But his story in 2004 drew plenty of attention.
It sounded like a spy novel: A Ukrainian opposition candidate falls mysteriously ill, his face disfigured by a blotch of lesions. He has severe abdominal and back pain, and the left side of his face is paralyzed.
Yushchenko said he was poisoned. Opponents said maybe it was bad sushi and booze.
Austrian doctors said it was dioxin -- possibly placed deliberately in his food.
That announcement came on Dec. 11, 2004, just a few weeks after Yushchenko was beaten by Yanukovych in a soon-to-be-overturned runoff vote for the Ukrainian presidency. The new vote put Yushchenko in the presidency.
(That, of course, wasn't the end of Yanukovych's career: He was elected as president in 2010 -- and then was ousted by protesters last month. Check out our Ukraine glossary for more on 2004's Orange Revolution.)
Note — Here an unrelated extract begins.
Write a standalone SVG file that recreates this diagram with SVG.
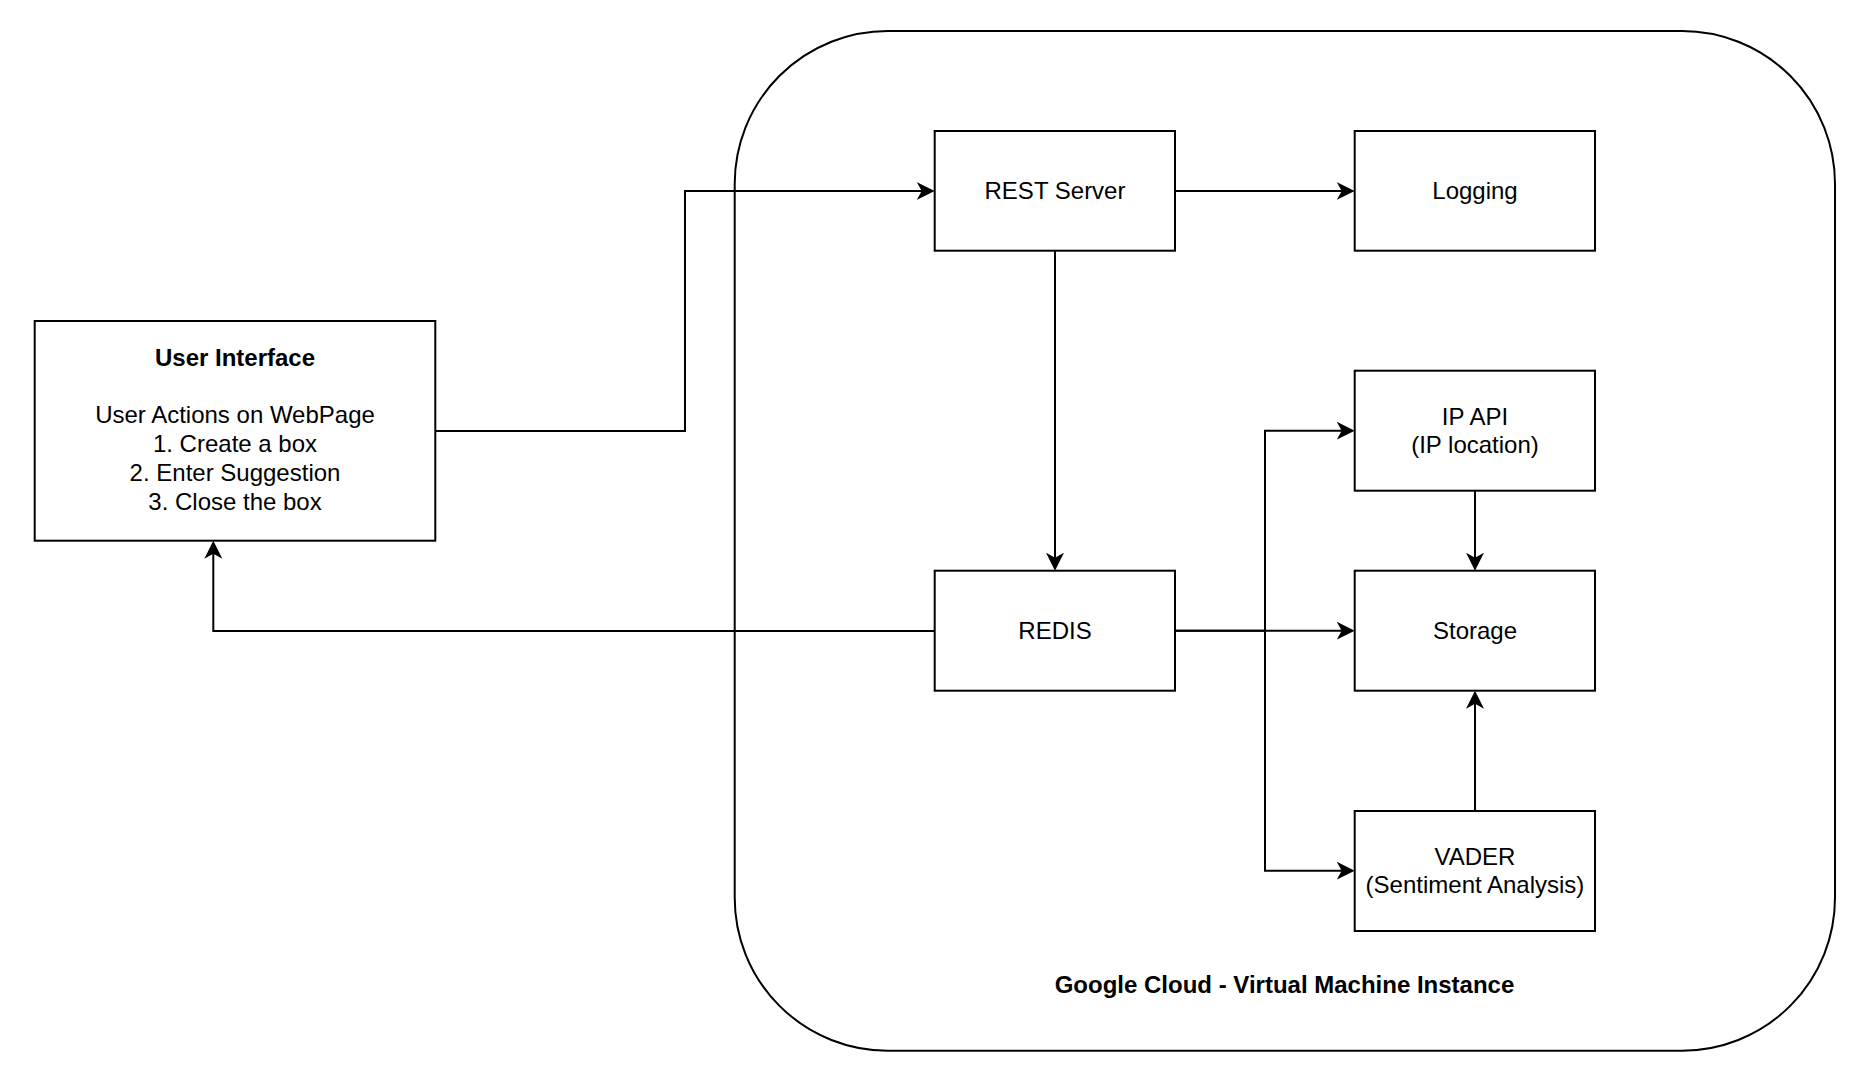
<svg xmlns="http://www.w3.org/2000/svg" width="1876" height="1080" viewBox="0 0 1876 1080">
<style>
.box{fill:#ffffff;stroke:#000000;stroke-width:2}
.cont{fill:#ffffff;stroke:#000000;stroke-width:2}
.t{font-family:"Liberation Sans",Arial,Helvetica,sans-serif;font-size:24px;fill:#000000;text-anchor:middle}
.b{font-weight:bold}
.edge{fill:none;stroke:#000000;stroke-width:2}
</style>
<defs>
<marker id="arr" markerUnits="userSpaceOnUse" markerWidth="18" markerHeight="18" viewBox="0 0 18 18" refX="8" refY="9" orient="auto">
<path d="M0,0 L18,9 L0,18 L5,9 Z" fill="#000000"/>
</marker>
</defs>
<rect width="1876" height="1080" fill="#ffffff"/>
<g id="gcloud">
<rect class="cont" x="734.7" y="31" width="1100.3" height="1019.7" rx="153" ry="153"/>
<text class="t b" x="1284.5" y="993">Google Cloud - Virtual Machine Instance</text>
</g>
<g id="user-interface">
<rect class="box" x="34.7" y="321" width="400.6" height="219.7"/>
<text class="t b" x="235" y="365.5">User Interface</text>
<text class="t" x="235" y="423.1">User Actions on WebPage</text>
<text class="t" x="235" y="451.9">1. Create a box</text>
<text class="t" x="235" y="480.7">2. Enter Suggestion</text>
<text class="t" x="235" y="509.5">3. Close the box</text>
</g>
<g id="rest-server">
<rect class="box" x="934.7" y="131" width="240.3" height="119.7"/>
<text class="t" x="1055" y="199">REST Server</text>
</g>
<g id="logging">
<rect class="box" x="1354.7" y="131" width="240.3" height="119.7"/>
<text class="t" x="1475" y="199">Logging</text>
</g>
<g id="ip-api">
<rect class="box" x="1354.7" y="370.7" width="240.3" height="120"/>
<text class="t" x="1475" y="424.5">IP API</text>
<text class="t" x="1475" y="453.3">(IP location)</text>
</g>
<g id="redis">
<rect class="box" x="934.7" y="570.7" width="240.3" height="120"/>
<text class="t" x="1055" y="638.5">REDIS</text>
</g>
<g id="storage">
<rect class="box" x="1354.7" y="570.7" width="240.3" height="120"/>
<text class="t" x="1475" y="638.5">Storage</text>
</g>
<g id="vader">
<rect class="box" x="1354.7" y="811" width="240.3" height="120"/>
<text class="t" x="1475" y="864.5">VADER</text>
<text class="t" x="1475" y="893.3">(Sentiment Analysis)</text>
</g>
<g id="connectors">
<path class="edge" marker-end="url(#arr)" d="M435.3,431 H685 V191 H924.7"/>
<path class="edge" marker-end="url(#arr)" d="M1175,191 H1344.7"/>
<path class="edge" marker-end="url(#arr)" d="M1055,250.7 V560.7"/>
<path class="edge" marker-end="url(#arr)" d="M934.7,631 H213.3 V550.7"/>
<path class="edge" marker-end="url(#arr)" d="M1175,630.7 H1344.7"/>
<path class="edge" marker-end="url(#arr)" d="M1175,630.7 H1265 V430.7 H1344.7"/>
<path class="edge" marker-end="url(#arr)" d="M1265,630.7 V870.7 H1344.7"/>
<path class="edge" marker-end="url(#arr)" d="M1475,490.7 V560.7"/>
<path class="edge" marker-end="url(#arr)" d="M1475,811 V700.7"/>
</g>
</svg>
But back to the potential poisoning. The Post's Peter Finn wrote in 2004:
Arnold Schecter, a dioxin expert at the University of Texas School of Public Health at Southwestern Medical Center in Dallas, said dioxins can be highly effective poison in people who are sensitive to their effects. If Yushchenko was deliberately given dioxin, it was done by someone who "was very clever and very knowledgeable," Schecter said."If someone put a drop of pure dioxin in his food, he wouldn't taste it, he wouldn't see it and a few days later he'd start to get sick," Schecter said."If you are trying to kill someone quickly, it's not the way to go," he said. "But if you want to disable someone and want to do it subtly and have it happen days or weeks or months after you have contact with someone, this can do it," Schecter said. "Plus there are very few labs in the world that can accurately detect dioxin in the blood."
How the poison got into his system was never uncovered, and his face still bears the scars.